Of course a vibrant, young population is India's best guarantee for the future. In the short-term, however, they are at the mercy of the crooked old population of political manipulators. So the question is: How long will be the short term? Indications are not encouraging because none of the manipulators in power today show any sign of giving up their deceitful, foxy ways.

No One Killed Jessica is an apt message of our times. If anybody missed the message, there is a stronger one to wake them up: No One Killed Aarushi. An MLA in Uttar Pradesh raped a girl – and promptly the girl was put in jail. Public outrage finally forced the authorities to arrest the MLA. Perhaps he will now be put in the same cell as the girl. Eventually the police may prove that it was the girl who raped the MLA. And UP is ruled by a woman Chief Minister.

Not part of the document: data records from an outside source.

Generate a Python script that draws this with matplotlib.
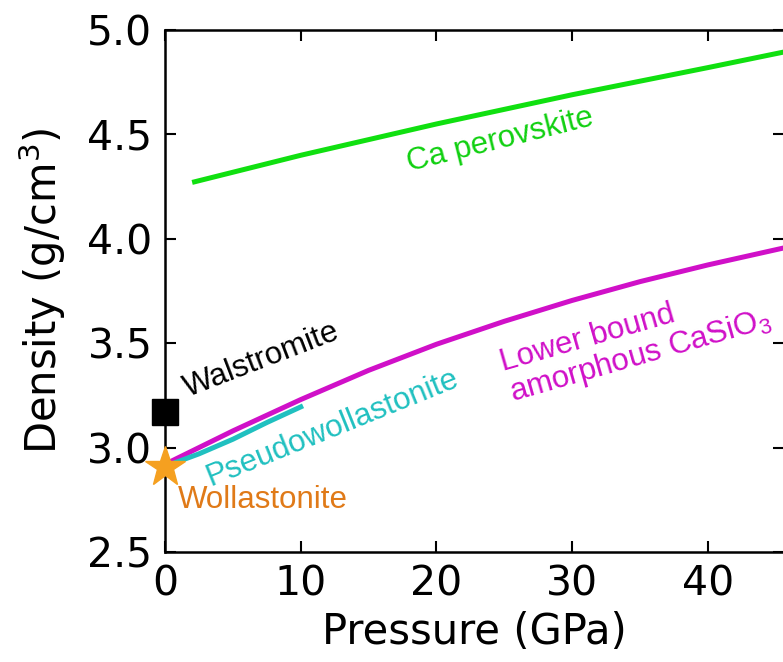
import matplotlib
matplotlib.use("Agg")
import matplotlib.pyplot as plt

plt.rcParams['font.family'] = ['DejaVu Sans']
plt.rcParams['mathtext.default'] = 'regular'

# Ca perovskite
perov_p = [2, 10, 20, 30, 40, 46]
perov_d = [4.27, 4.40, 4.55, 4.69, 4.82, 4.90]

# lower bound amorphous CaSiO3
amorph_p = [0, 5, 10, 15, 20, 25, 30, 35, 40, 45.5]
amorph_d = [2.92, 3.08, 3.23, 3.37, 3.495, 3.605, 3.705, 3.795, 3.875, 3.955]

# pseudowollastonite
pseudo_p = [0, 2.5, 5, 7.5, 10]
pseudo_d = [2.91, 2.97, 3.04, 3.12, 3.195]

walstromite = (0, 3.17)
wollastonite = (0, 2.905)

fig = plt.figure(figsize=(7.83, 6.62), dpi=100)
ax = fig.add_axes([165 / 783, 1 - 552 / 662, (784 - 165) / 783, (552 - 30) / 662])

ax.plot(perov_p, perov_d, color='#10e010', lw=3.6, solid_capstyle='butt')
ax.plot(amorph_p, amorph_d, color='#d010c8', lw=3.6)
ax.plot(pseudo_p, pseudo_d, color='#20c0c0', lw=3.6)
ax.plot(*walstromite, marker='s', ms=19, color='black', clip_on=False, zorder=5)
ax.plot(*wollastonite, marker='*', ms=30, color='#f5a020', mec='#f5a020',
        clip_on=False, zorder=5)

lab = dict(family=['Liberation Sans', 'DejaVu Sans'], fontsize=22.5,
           ha='center', va='center')
# label positions in pixels from top-left of the figure
labels = [
    (500, 140, 'Ca perovskite', '#10d010', 14),
    (262, 360, 'Walstromite', 'black', 21),
    (332, 428, 'Pseudowollastonite', '#20c0c0', 22),
    (263, 500, 'Wollastonite', '#e07a18', 0),
    (636, 342, 'Lower bound\namorphous CaSiO$_3$', '#d010c8', 16),
]
for x, y, s, c, r in labels:
    ax.text(x / 783, 1 - y / 662, s, color=c, rotation=r, linespacing=1.0,
            multialignment='left', transform=fig.transFigure,
            rotation_mode='anchor', **lab)

ax.set_xlim(0, 45.6)
ax.set_ylim(2.5, 5.0)
ax.set_xticks([0, 10, 20, 30, 40])
ax.set_yticks([2.5, 3.0, 3.5, 4.0, 4.5, 5.0])
ax.set_yticklabels(['2.5', '3.0', '3.5', '4.0', '4.5', '5.0'])
ax.tick_params(direction='in', length=8, width=1.5, labelsize=29.5, pad=9,
               top=True, right=True)
for s in ax.spines.values():
    s.set_linewidth(1.8)
ax.set_xlabel('Pressure (GPa)', fontsize=30, labelpad=5)
ax.set_ylabel('Density (g/cm$^3$)', fontsize=30, labelpad=14)

fig.savefig('out.png', dpi=100)
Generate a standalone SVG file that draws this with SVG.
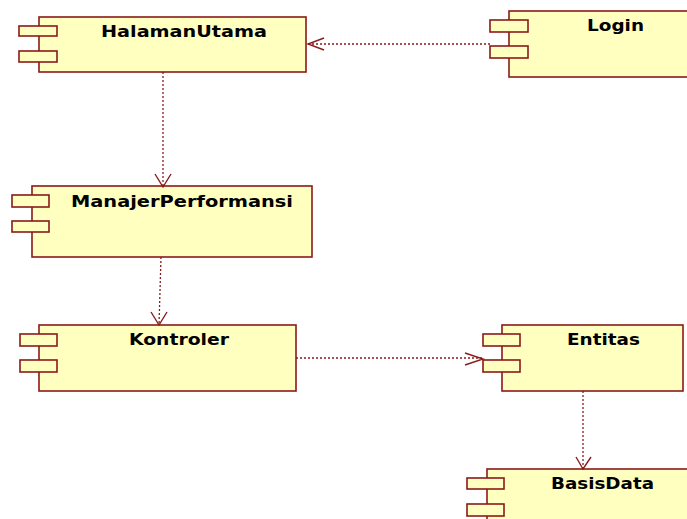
<svg xmlns="http://www.w3.org/2000/svg" width="687" height="519" viewBox="0 0 687 519">
<style>
.box{fill:#ffffc0;stroke:#8b1a1a;stroke-width:1.6}
.port{fill:#ffffc0;stroke:#8b1a1a;stroke-width:1.6}
.lbl{font-family:"DejaVu Sans",Verdana,sans-serif;font-weight:bold;font-size:15px;fill:#000}
.dep{fill:none;stroke:#8b1a1a;stroke-width:1.3;stroke-dasharray:2,2}
.head{fill:none;stroke:#8b1a1a;stroke-width:1.4}
</style>
<rect width="687" height="519" fill="#fff"/>
<g id="HalamanUtama">
<rect class="box" x="39" y="17" width="267" height="55"/>
<rect class="port" x="19" y="26" width="38" height="10"/>
<rect class="port" x="19" y="51" width="38" height="11"/>
<text class="lbl" x="101" y="37" textLength="166" lengthAdjust="spacingAndGlyphs">HalamanUtama</text>
</g>
<g id="Login">
<rect class="box" x="509" y="11" width="185" height="66"/>
<rect class="port" x="490" y="20" width="38" height="12"/>
<rect class="port" x="490" y="46" width="38" height="12"/>
<text class="lbl" x="587" y="31" textLength="57" lengthAdjust="spacingAndGlyphs">Login</text>
</g>
<g id="ManajerPerformansi">
<rect class="box" x="32" y="186" width="280" height="71"/>
<rect class="port" x="12" y="195" width="37" height="12"/>
<rect class="port" x="12" y="221" width="37" height="11"/>
<text class="lbl" x="71" y="207" textLength="222" lengthAdjust="spacingAndGlyphs">ManajerPerformansi</text>
</g>
<g id="Kontroler">
<rect class="box" x="39" y="325" width="257" height="66"/>
<rect class="port" x="20" y="334" width="37" height="12"/>
<rect class="port" x="20" y="360" width="37" height="12"/>
<text class="lbl" x="129" y="345" textLength="100" lengthAdjust="spacingAndGlyphs">Kontroler</text>
</g>
<g id="Entitas">
<rect class="box" x="502" y="325" width="181" height="66"/>
<rect class="port" x="483" y="334" width="37" height="12"/>
<rect class="port" x="483" y="360" width="37" height="12"/>
<text class="lbl" x="567" y="345" textLength="73" lengthAdjust="spacingAndGlyphs">Entitas</text>
</g>
<g id="BasisData">
<rect class="box" x="487" y="469" width="210" height="60"/>
<rect class="port" x="467" y="478" width="37" height="11"/>
<rect class="port" x="467" y="504" width="37" height="12"/>
<text class="lbl" x="551" y="489" textLength="103" lengthAdjust="spacingAndGlyphs">BasisData</text>
</g>
<g id="connectors">
<line class="dep" x1="490" y1="44" x2="308" y2="44"/>
<polyline class="head" points="324,38 308,44 324,50"/>
<line class="dep" x1="163" y1="72" x2="163" y2="186"/>
<polyline class="head" points="155,174 163,187 171,174"/>
<line class="dep" x1="161" y1="257" x2="159" y2="325"/>
<polyline class="head" points="151,312 159,325 167,312"/>
<line class="dep" x1="296" y1="358" x2="483" y2="358"/>
<polyline class="head" points="465,353 483,359 465,365"/>
<line class="dep" x1="583" y1="391" x2="583" y2="469"/>
<polyline class="head" points="576,457 583,469 591,457"/>
</g>
</svg>
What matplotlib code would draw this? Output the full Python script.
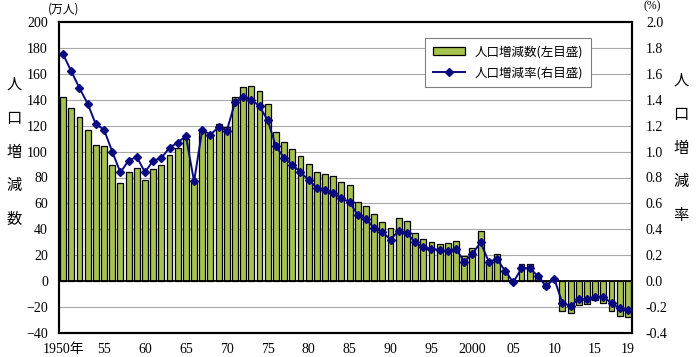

People are in no position to react immediately to such perversions by the ruling class. But people get angry. There is a great deal of public anger in India today. The Kalmadis, the Sharad Pawars, the Quattrochis, the Yeddyurappas, the A. Rajas are adding fuel to the fire of this anger. Someone should pause to think what would happen if the collective anger of a people is allowed to build up to bursting point.

In fact, many are already flashing warning signals. Ashok Mitra, West Bengal's veteran Marxist, recently wrote: “Discontent is going up as disparity between rich and poor gets pronounced. Sooner or later this will get mobilised... and we will have an incendiary situation”.

Even if we say that the Marxist in Ashok Mitra is exaggerating, what about Devadutt Pattanayak who is a vedic scholar and mythologist? As he sees it: “India's growth is dangerously unequal..... It is only a question of time before this leads to violent confrontations”.

Other voices, widely recognised as intellectual, competent and sober, tend to think along the same lines. Writing in Outlook recently, author Sunil Khilnani referred to “the ambiguities of coalition politics, a volatile Hindu nationalism and intense caste politics” to conclude that “there will be more crises and surprises ahead”. Editor R. Jagannathan cautioned that if politics are not made “consciously right,” then we will have to “face the consequences of social conflict”. Filmmaker Sudhir Misra warned: “The system will have to change its values or else the whole fabric will be rent”.

Foreign voices are strident. For all the admiration India has won from Western investors, the public criticism in Western media is unsparing. In a popular prime-time television discussion in Germany, a panelist quoted from a blog: “If all the scams of the last five years are added up, they are likely to exceed the British colonial loot of India of about a trillion dollars”.

A German business daily editorialised that “India is becoming a Banana Republic instead of an economic superpower”. A French newspaper article mentioned the name of Hassan Ali of Pune and his wife as operating a one-billion-dollar illegal Swiss account with “sanction of the Indian regime”.

How harmful can a country's reputation get. How dangerous can a country's internal contradictions get. Must India collapse in order to rise again?